What is the motivation to promote short sales rather than allowing the foreclosure process to run its course? Short sales may be short in terms of proceeds although they are not necessarily short in terms of time. That said, short sales typically do expedite the sale of a home. Short sales have typically occurred at a 10-20% discount to the market. Why? The homes have not been prepared for sale, meaning ‘dressed up.’
The monetary incentive provided to mortgage servicers to promote short sales will likely have a similar impact as the monetary incentive provided to modify mortgages. What has that impact been? Not much.
While many of Uncle Sam’s programs have been designed to buy time and allow the market and economy to recover, that approach has proven not to work so far in housing. Will this short sale program work to support housing? I doubt it.

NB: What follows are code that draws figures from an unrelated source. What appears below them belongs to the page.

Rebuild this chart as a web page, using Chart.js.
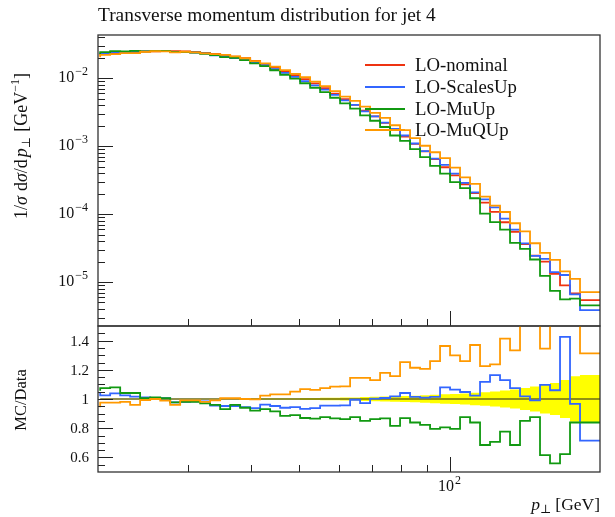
<!DOCTYPE html>
<html>
<head>
<meta charset="utf-8">
<script src="https://cdn.jsdelivr.net/npm/chart.js@4.4.0/dist/chart.umd.min.js"></script>
<style>
  html, body { margin: 0; padding: 0; background: #fff; }
  #wrap { position: relative; width: 615px; height: 517px; }
  canvas { position: absolute; left: 0; }
  #histo { top: 0; }
  #ratio { top: 320px; }
</style>
</head>
<body>
<div id="wrap">
  <canvas id="histo" width="615" height="334"></canvas>
  <canvas id="ratio" width="615" height="197"></canvas>
</div>
<script>
// bin edges in GeV (log binning, 20 -> 200)
const edges = [20, 20.94, 21.93, 22.96, 24.04, 25.18, 26.37, 27.61, 28.91, 30.27,
  31.70, 33.19, 34.76, 36.40, 38.11, 39.91, 41.79, 43.76, 45.82, 47.98,
  50.24, 52.61, 55.09, 57.68, 60.40, 63.25, 66.23, 69.35, 72.62, 76.04,
  79.62, 83.37, 87.30, 91.42, 95.73, 100.24, 104.96, 109.91, 115.09, 120.51,
  126.19, 132.14, 138.36, 144.88, 151.71, 158.87, 166.36, 174.20, 182.41, 191.01, 200];

// LO-nominal, 1/sigma dsigma/dpT
const nominal = [0.02163, 0.02265, 0.02333, 0.02388, 0.02438, 0.02477, 0.02500, 0.02512, 0.02506, 0.02483,
  0.02438, 0.02371, 0.02291, 0.02198, 0.02089, 0.01972, 0.01799, 0.01626, 0.01435, 0.01274,
  0.01109, 0.00971, 0.00839, 0.00716, 0.00596, 0.00495, 0.00407, 0.00335, 0.00275, 0.00221,
  0.00176, 0.00138, 0.00108, 8.41e-4, 6.46e-4, 4.90e-4, 3.72e-4, 2.75e-4, 2.04e-4, 1.48e-4,
  1.08e-4, 7.59e-5, 5.50e-5, 3.63e-5, 2.45e-5, 2.00e-5, 1.32e-5, 8.9e-6, 6.8e-6, 5.4e-6];

// ratios to nominal
const ratioScalesUp = [1.046, 1.025, 1.039, 1.025, 1.016, 1.011, 1.007, 1.005, 0.977, 0.98,
  0.984, 0.984, 0.954, 0.952, 0.952, 0.945, 0.938, 0.961, 0.952, 0.94,
  0.945, 0.933, 0.938, 0.954, 0.954, 0.956, 0.995, 0.972, 1.002, 1.007,
  1.018, 1.041, 1.014, 1.009, 1.014, 1.08, 1.064, 1.048, 1.023, 1.117,
  1.163, 1.129, 1.074, 1.018, 0.991, 1.097, 1.06, 1.425, 0.966, 0.715];
const ratioMuUp = [1.057, 1.074, 1.08, 1.041, 1.041, 1.005, 1.011, 1.005, 0.977, 0.98,
  0.98, 0.97, 0.96, 0.93, 0.96, 0.94, 0.92, 0.93, 0.915, 0.885,
  0.89, 0.87, 0.865, 0.876, 0.867, 0.862, 0.876, 0.85, 0.862, 0.867,
  0.816, 0.869, 0.839, 0.823, 0.795, 0.805, 0.795, 0.876, 0.839, 0.685,
  0.706, 0.777, 0.685, 0.85, 0.876, 0.616, 0.559, 0.623, 0.839, 0.839];
const ratioMuQUp = [0.943, 0.975, 0.975, 0.98, 0.96, 0.993, 1.0, 0.989, 0.96, 0.99,
  0.99, 0.98, 0.99, 1.005, 1.005, 1.0, 0.998, 1.023, 1.032, 1.032,
  1.05, 1.067, 1.062, 1.074, 1.085, 1.087, 1.145, 1.145, 1.129, 1.179,
  1.156, 1.253, 1.214, 1.207, 1.26, 1.363, 1.299, 1.26, 1.37, 1.225,
  1.237, 1.414, 1.333, 1.53, 1.52, 1.345, 1.61, 1.61, 1.64, 1.313];
// stat. uncertainty band of the nominal (half width)
const bandHalf = [0.004, 0.004, 0.004, 0.004, 0.004, 0.004, 0.004, 0.004, 0.004, 0.004,
  0.004, 0.004, 0.004, 0.004, 0.004, 0.004, 0.005, 0.005, 0.005, 0.005,
  0.005, 0.006, 0.007, 0.008, 0.009, 0.01, 0.011, 0.013, 0.015, 0.017,
  0.019, 0.021, 0.023, 0.026, 0.029, 0.032, 0.035, 0.038, 0.042, 0.046,
  0.051, 0.058, 0.065, 0.075, 0.085, 0.1, 0.11, 0.13, 0.155, 0.165];

const seriesNames = ['LO-nominal', 'LO-ScalesUp', 'LO-MuUp', 'LO-MuQUp'];
const seriesColors = ['#EE3311', '#3366FF', '#119911', '#FF9900'];
const seriesRatios = [null, ratioScalesUp, ratioMuUp, ratioMuQUp];

const xMinorTicks = [30, 40, 50, 60, 70, 80, 90];
const xMajorTicks = [100];
const yDecades = [1e-2, 1e-3, 1e-4, 1e-5];
const yDecadeExp = ['\u22122', '\u22123', '\u22124', '\u22125'];
const ratioTicks = [0.6, 0.8, 1, 1.2, 1.4];
const ratioLabels = ['0.6', '0.8', '1', '1.2', '1.4'];

const SERIF = '"Liberation Serif", "DejaVu Serif", serif';
const fnt = (size, style) => (style ? style + ' ' : '') + size + 'px ' + SERIF;

function steps(vals) {
    const pts = vals.map((v, i) => ({ x: edges[i], y: v }));
    pts.push({ x: edges[vals.length], y: vals[vals.length - 1] });
    return pts;
}

function richWidth(ctx, parts) {
    let w = 0;
    parts.forEach(p => { ctx.font = p.f; w += ctx.measureText(p.t).width + (p.gap || 0); });
    return w;
}
function drawRich(ctx, parts, x, y) {
    parts.forEach(p => {
        ctx.font = p.f;
        ctx.fillText(p.t, x, y + (p.dy || 0));
        x += ctx.measureText(p.t).width + (p.gap || 0);
    });
}

function tenTo(exp) {
    return [{ t: '10', f: fnt(16), gap: 1 }, { t: exp, f: fnt(12), dy: -7 }];
}

function drawXTicks(ctx, x, a) {
    ctx.strokeStyle = '#222';
    ctx.lineWidth = 1;
    xMinorTicks.concat(xMajorTicks).forEach(v => {
        const px = Math.round(x.getPixelForValue(v)) + 0.5;
        const len = xMajorTicks.includes(v) ? 15 : 7;
        ctx.beginPath();
        ctx.moveTo(px, a.bottom);
        ctx.lineTo(px, a.bottom - len);
        ctx.stroke();
    });
}

const histoDecor = {
    id: 'histoDecor',
    afterDraw(chart) {
        const { ctx, chartArea: a, scales: { x, y } } = chart;
        ctx.save();
        ctx.fillStyle = '#111';
        ctx.textBaseline = 'alphabetic';
        ctx.textAlign = 'left';

        // title
        const title = 'Transverse momentum distribution for jet 4';
        ctx.font = fnt(16);
        const ts = 16 * 338 / ctx.measureText(title).width;
        ctx.font = fnt(ts);
        ctx.fillText(title, 98, 21);

        // y ticks
        ctx.strokeStyle = '#222';
        ctx.lineWidth = 1;
        for (let e = -6; e <= -1; e++) {
            for (let m = 1; m <= 9; m++) {
                const v = m * Math.pow(10, e);
                if (v < y.min || v > y.max) continue;
                const py = Math.round(y.getPixelForValue(v)) + 0.5;
                ctx.beginPath();
                ctx.moveTo(a.left, py);
                ctx.lineTo(a.left + (m === 1 ? 15 : 7), py);
                ctx.stroke();
            }
        }
        drawXTicks(ctx, x, a);

        // frame
        ctx.strokeStyle = '#333';
        ctx.lineWidth = 1.3;
        ctx.strokeRect(a.left, a.top, a.right - a.left, a.bottom - a.top);

        // y labels
        yDecades.forEach((v, i) => {
            const parts = tenTo(yDecadeExp[i]);
            const w = richWidth(ctx, parts);
            drawRich(ctx, parts, 88 - w, y.getPixelForValue(v) + 4);
        });

        // y title
        ctx.translate(27, 146);
        ctx.rotate(-Math.PI / 2);
        const yt = [
            { t: '1/', f: fnt(18) }, { t: '\u03c3', f: fnt(18, 'italic'), gap: 5 },
            { t: 'd', f: fnt(18) }, { t: '\u03c3', f: fnt(18, 'italic') },
            { t: '/d', f: fnt(18), gap: 2 }, { t: 'p', f: fnt(18, 'italic') },
            { t: '\u22a5', f: fnt(12), dy: 3, gap: 5 },
            { t: '[GeV', f: fnt(18) }, { t: '\u22121', f: fnt(12), dy: -8 },
            { t: ']', f: fnt(18) }
        ];
        drawRich(ctx, yt, -richWidth(ctx, yt) / 2, 0);
        ctx.restore();

        // legend
        ctx.save();
        ctx.font = fnt(16);
        const ls = 16 * 102 / ctx.measureText('LO-ScalesUp').width;
        const ly = [65, 87, 109, 130];
        seriesNames.forEach((n, i) => {
            ctx.strokeStyle = seriesColors[i];
            ctx.lineWidth = 1.8;
            ctx.beginPath();
            ctx.moveTo(365, ly[i]);
            ctx.lineTo(405, ly[i]);
            ctx.stroke();
            ctx.fillStyle = '#111';
            ctx.font = fnt(ls);
            ctx.fillText(n, 415, ly[i] + 6);
        });
        ctx.restore();
    }
};

const ratioDecor = {
    id: 'ratioDecor',
    afterDraw(chart) {
        const { ctx, chartArea: a, scales: { x, y } } = chart;
        ctx.save();
        ctx.fillStyle = '#111';
        ctx.strokeStyle = '#222';
        ctx.lineWidth = 1;
        for (let v = 0.55; v < 1.5; v += 0.05) {
            const r = Math.round(v * 100) / 100;
            const major = ratioTicks.some(t => Math.abs(t - r) < 1e-6);
            const py = Math.round(y.getPixelForValue(r)) + 0.5;
            ctx.beginPath();
            ctx.moveTo(a.left, py);
            ctx.lineTo(a.left + (major ? 15 : 7), py);
            ctx.stroke();
        }
        drawXTicks(ctx, x, a);
        ctx.strokeStyle = '#333';
        ctx.lineWidth = 1.3;
        ctx.strokeRect(a.left, a.top, a.right - a.left, a.bottom - a.top);

        ctx.textBaseline = 'alphabetic';
        ctx.font = fnt(15);
        ctx.textAlign = 'right';
        ratioTicks.forEach((v, i) => {
            ctx.fillText(ratioLabels[i], 89, y.getPixelForValue(v) + 5);
        });
        ctx.textAlign = 'left';

        // x labels
        xMajorTicks.forEach(v => {
            const parts = tenTo('2');
            const w = richWidth(ctx, parts);
            drawRich(ctx, parts, x.getPixelForValue(v) - w / 2, a.bottom + 19);
        });
        const xt = [
            { t: 'p', f: fnt(17.5, 'italic') }, { t: '\u22a5', f: fnt(12), dy: 3, gap: 4 },
            { t: '[GeV]', f: fnt(17.5) }
        ];
        drawRich(ctx, xt, 600 - richWidth(ctx, xt), a.bottom + 38);

        // y title
        ctx.translate(26, 400 - 320);
        ctx.rotate(-Math.PI / 2);
        ctx.font = fnt(16.5);
        ctx.textAlign = 'center';
        ctx.fillText('MC/Data', 0, 0);
        ctx.restore();
    }
};

const lineDs = (label, vals, color, order) => ({
    label: label,
    data: steps(vals),
    borderColor: color,
    backgroundColor: color,
    borderWidth: 1.8,
    stepped: 'after',
    pointRadius: 0,
    fill: false,
    order: order
});

const histoSets = seriesNames.map((n, i) => {
    const vals = seriesRatios[i] ? nominal.map((v, k) => v * seriesRatios[i][k]) : nominal;
    return lineDs(n, vals, seriesColors[i], 4 - i);
});

const xScale = { type: 'logarithmic', min: 19.8, max: 200, display: false };

new Chart(document.getElementById('histo'), {
    type: 'line',
    data: { datasets: histoSets },
    options: {
        responsive: false,
        animation: false,
        devicePixelRatio: 1,
        parsing: false,
        layout: { padding: { left: 98, right: 15, top: 35, bottom: 8 } },
        scales: {
            x: xScale,
            y: { type: 'logarithmic', min: 2.25e-6, max: 0.0434, display: false }
        },
        plugins: { legend: { display: false }, tooltip: { enabled: false } }
    },
    plugins: [histoDecor]
});

const ratioSets = [
    {
        label: 'band-lo',
        data: steps(bandHalf.map(h => 1 - h)),
        borderWidth: 0, pointRadius: 0, stepped: 'after', fill: false, order: 10
    },
    {
        label: 'band-hi',
        data: steps(bandHalf.map(h => 1 + h)),
        borderWidth: 0, pointRadius: 0, stepped: 'after',
        fill: '-1', backgroundColor: '#FFFF00', order: 9
    },
    lineDs('ref', nominal.map(() => 1), '#222', 5)
];
ratioSets[2].borderWidth = 1.2;
[1, 2, 3].forEach(i => ratioSets.push(lineDs(seriesNames[i], seriesRatios[i], seriesColors[i], 4 - i)));

new Chart(document.getElementById('ratio'), {
    type: 'line',
    data: { datasets: ratioSets },
    options: {
        responsive: false,
        animation: false,
        devicePixelRatio: 1,
        parsing: false,
        layout: { padding: { left: 98, right: 15, top: 6, bottom: 45 } },
        scales: {
            x: xScale,
            y: { type: 'linear', min: 0.5, max: 1.5, display: false }
        },
        plugins: { legend: { display: false }, tooltip: { enabled: false }, filler: { propagate: false } }
    },
    plugins: [ratioDecor]
});
</script>
</body>
</html>
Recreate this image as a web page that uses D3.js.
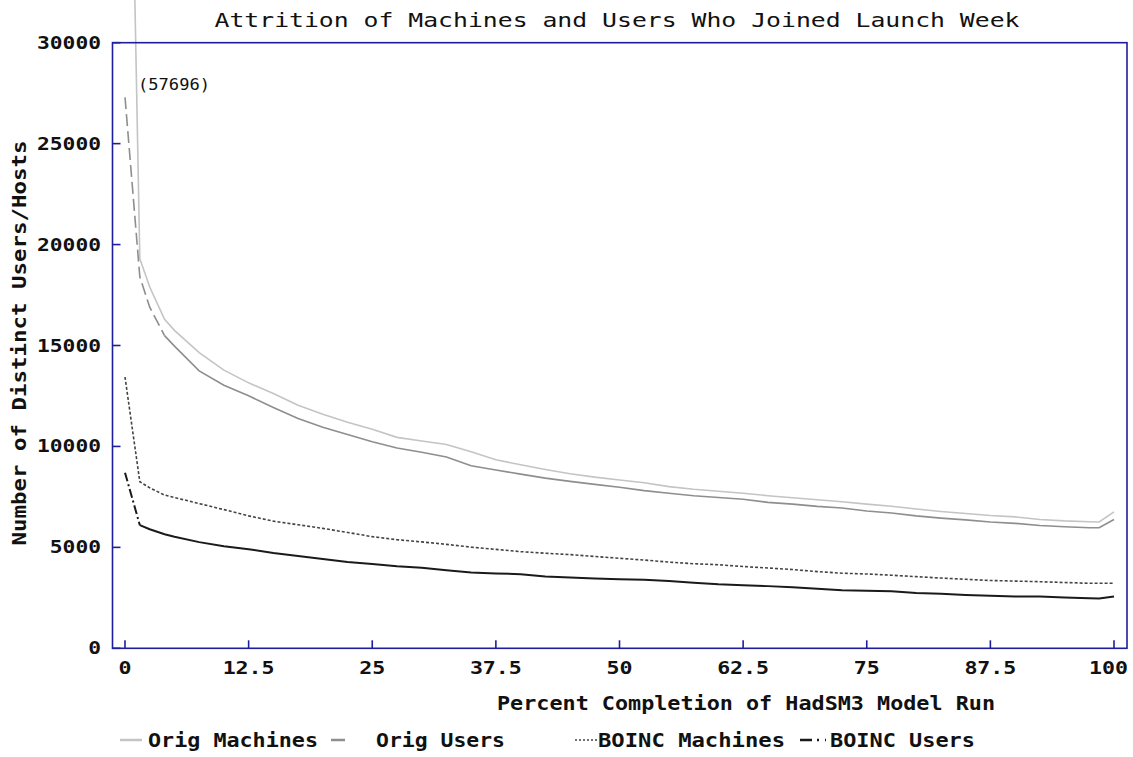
<!DOCTYPE html>
<html><head><meta charset="utf-8">
<script src="https://cdn.jsdelivr.net/npm/d3@7"></script>
<style>body{margin:0;background:#fff}svg{display:block}</style>
</head><body><svg id="c" width="1133" height="757"></svg>
<script>
const pct = [0,1.5,2.5,4,5,7.5,10,12.5,15,17.5,20,22.5,25,27.5,30,32.5,35,37.5,40,42.5,45,47.5,50,52.5,55,57.5,60,62.5,65,67.5,70,72.5,75,77.5,80,82.5,85,87.5,90,92.5,95,97.5,98.5,100];
const origMachines = [57696,19300,17900,16300,15750,14650,13780,13150,12620,12040,11590,11200,10850,10450,10270,10100,9740,9340,9090,8860,8650,8480,8340,8200,8010,7880,7780,7680,7560,7460,7360,7260,7140,7040,6900,6780,6680,6580,6510,6380,6310,6270,6260,6760];
const origUsers = [27300,18400,16900,15490,14970,13740,13030,12510,11930,11380,10950,10590,10230,9920,9710,9480,9040,8830,8630,8430,8270,8120,7980,7810,7680,7560,7470,7380,7230,7140,7030,6950,6800,6700,6560,6450,6360,6260,6190,6080,6020,5970,5970,6380];
const boincMachines = [13440,8250,7950,7590,7470,7170,6870,6560,6300,6120,5940,5740,5530,5380,5270,5150,5010,4900,4790,4710,4640,4550,4460,4370,4270,4190,4140,4050,3980,3900,3800,3720,3680,3620,3550,3480,3420,3360,3330,3300,3260,3220,3220,3220];
const boincUsers = [8700,6100,5900,5650,5530,5260,5060,4910,4720,4570,4420,4270,4180,4070,3990,3870,3760,3710,3670,3560,3510,3460,3420,3390,3330,3250,3170,3120,3080,3020,2950,2880,2850,2820,2740,2700,2640,2600,2560,2560,2520,2480,2470,2570];
const xTicks = [0,12.5,25,37.5,50,62.5,75,87.5,100];
const xTickLabels = ["0","12.5","25","37.5","50","62.5","75","87.5","100"];
const yTicks = [0,5000,10000,15000,20000,25000,30000];
const seriesNames = ["Orig Machines","Orig Users","BOINC Machines","BOINC Users"];
const title = "Attrition of Machines and Users Who Joined Launch Week";
const xTitle = "Percent Completion of HadSM3 Model Run";
const yTitle = "Number of Distinct Users/Hosts";
const offChartLabel = "(57696)";

const svg = d3.select("#c");
const axisColor = "#1e1e9c";
const boxL = 112.5, boxR = 1127, boxT = 42.7, boxB = 648.3;
const x = d3.scaleLinear().domain([0,100]).range([125,1114]);
const y = d3.scaleLinear().domain([0,30000]).range([boxB, boxT]);
const mono = "'DejaVu Sans Mono', 'Liberation Mono', monospace";
const SG = "spacingAndGlyphs";

// title
svg.append("text").attr("x", 617).attr("y", 27).attr("text-anchor","middle")
  .attr("font-family", mono).attr("font-size", 20).attr("fill","#111")
  .attr("textLength", 805).attr("lengthAdjust", SG).text(title);

// lines
const line = d3.line().x(d=>x(d[0])).y(d=>y(d[1]));
function pts(arr){ return pct.map((p,i)=>[p, arr[i]]); }
const g = svg.append("g");
const om = pts(origMachines), ou = pts(origUsers), bm = pts(boincMachines), bu = pts(boincUsers);
g.append("path").attr("d", line(om)).attr("fill","none").attr("stroke","#c4c4c4").attr("stroke-width",1.6);
g.append("path").attr("d", line(ou.slice(0,4))).attr("fill","none").attr("stroke","#8e8e8e").attr("stroke-width",1.6).attr("stroke-dasharray","12,5");
g.append("path").attr("d", line(ou.slice(3))).attr("fill","none").attr("stroke","#8e8e8e").attr("stroke-width",1.6);
g.append("path").attr("d", line(bm)).attr("fill","none").attr("stroke","#444").attr("stroke-width",1.6).attr("stroke-dasharray","3,2");
g.append("path").attr("d", line(bu.slice(0,2))).attr("fill","none").attr("stroke","#1a1a1a").attr("stroke-width",2).attr("stroke-dasharray","9,3,2,3");
g.append("path").attr("d", line(bu.slice(1))).attr("fill","none").attr("stroke","#1a1a1a").attr("stroke-width",2);

// off-chart annotation
svg.append("text").attr("x", x(pct[0]) + 13).attr("y", 90)
  .attr("font-family", mono).attr("font-size", 16).attr("fill","#111")
  .attr("textLength", 72).attr("lengthAdjust", SG).text(offChartLabel);

// box
svg.append("rect").attr("x", boxL).attr("y", boxT).attr("width", boxR-boxL).attr("height", boxB-boxT)
  .attr("fill","none").attr("stroke", axisColor).attr("stroke-width", 1.6);

// y ticks
const yt = svg.append("g");
yTicks.forEach(t=>{
  yt.append("line").attr("x1", boxL).attr("x2", boxL+8).attr("y1", y(t)).attr("y2", y(t)).attr("stroke", axisColor).attr("stroke-width",1.6);
  const s = String(t);
  yt.append("text").attr("x", 101).attr("y", y(t)+6).attr("text-anchor","end")
    .attr("font-family", mono).attr("font-weight","bold").attr("font-size", 17).attr("fill","#111")
    .attr("textLength", s.length*12.8).attr("lengthAdjust", SG).text(s);
});
// x ticks
const xt = svg.append("g");
xTicks.forEach((t,i)=>{
  xt.append("line").attr("x1", x(t)).attr("x2", x(t)).attr("y1", boxB).attr("y2", boxB-8).attr("stroke", axisColor).attr("stroke-width",1.6);
  const s = xTickLabels[i];
  const w = s.length*13;
  let cx = x(t);
  if (cx + w/2 > 1128) cx = 1128 - w/2;
  xt.append("text").attr("x", cx).attr("y", 674).attr("text-anchor","middle")
    .attr("font-family", mono).attr("font-weight","bold").attr("font-size", 17).attr("fill","#111")
    .attr("textLength", w).attr("lengthAdjust", SG).text(s);
});

// axis titles
svg.append("text").attr("x", 746).attr("y", 710).attr("text-anchor","middle")
  .attr("font-family", mono).attr("font-weight","bold").attr("font-size", 19).attr("fill","#111")
  .attr("textLength", 498).attr("lengthAdjust", SG).text(xTitle);
svg.append("text").attr("transform","translate(26,343) rotate(-90)").attr("text-anchor","middle")
  .attr("font-family", mono).attr("font-weight","bold").attr("font-size", 19).attr("fill","#111")
  .attr("textLength", 405).attr("lengthAdjust", SG).text(yTitle);

// legend
const legendItems = [
  {sx1:120, sx2:142, tx:148, tw:170, color:"#c4c4c4", w:2.5, dash:null},
  {sx1:331, sx2:345, tx:376, tw:129, color:"#8e8e8e", w:2.5, dash:null},
  {sx1:575, sx2:597, tx:598, tw:187, color:"#444", w:1.6, dash:"2,2"},
  {sx1:800, sx2:826, tx:830, tw:145, color:"#1a1a1a", w:2.5, dash:"12,5,2,6"}
];
const lg = svg.append("g");
legendItems.forEach((it,i)=>{
  const l = lg.append("line").attr("x1", it.sx1).attr("x2", it.sx2).attr("y1", 740).attr("y2", 740)
    .attr("stroke", it.color).attr("stroke-width", it.w);
  if (it.dash) l.attr("stroke-dasharray", it.dash);
  lg.append("text").attr("x", it.tx).attr("y", 747)
    .attr("font-family", mono).attr("font-weight","bold").attr("font-size", 19).attr("fill","#111")
    .attr("textLength", it.tw).attr("lengthAdjust", SG).text(seriesNames[i]);
});
</script></body></html>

I think what this program will look to achieve is to actually lessen the negative stigma associated with the term foreclosure. If Uncle Sam can say foreclosures are declining, he can then wave the flag as making progress on housing. What he will be doing, however, is merely ‘redefining’ foreclosure or in other words, ‘putting perfume on a pig.’
This program theoretically will negatively impact bank capital as banks will be forced to take a loss sooner rather than later on those mortgages they hold which are involved in short sales.
Aside from that development, real integrity in this process would include:
>> Add short sales to foreclosures as a more robust measure of housing supply stemming from delinquent mortgages.
>> Assess home prices along with rental rates to measure overall cost of housing.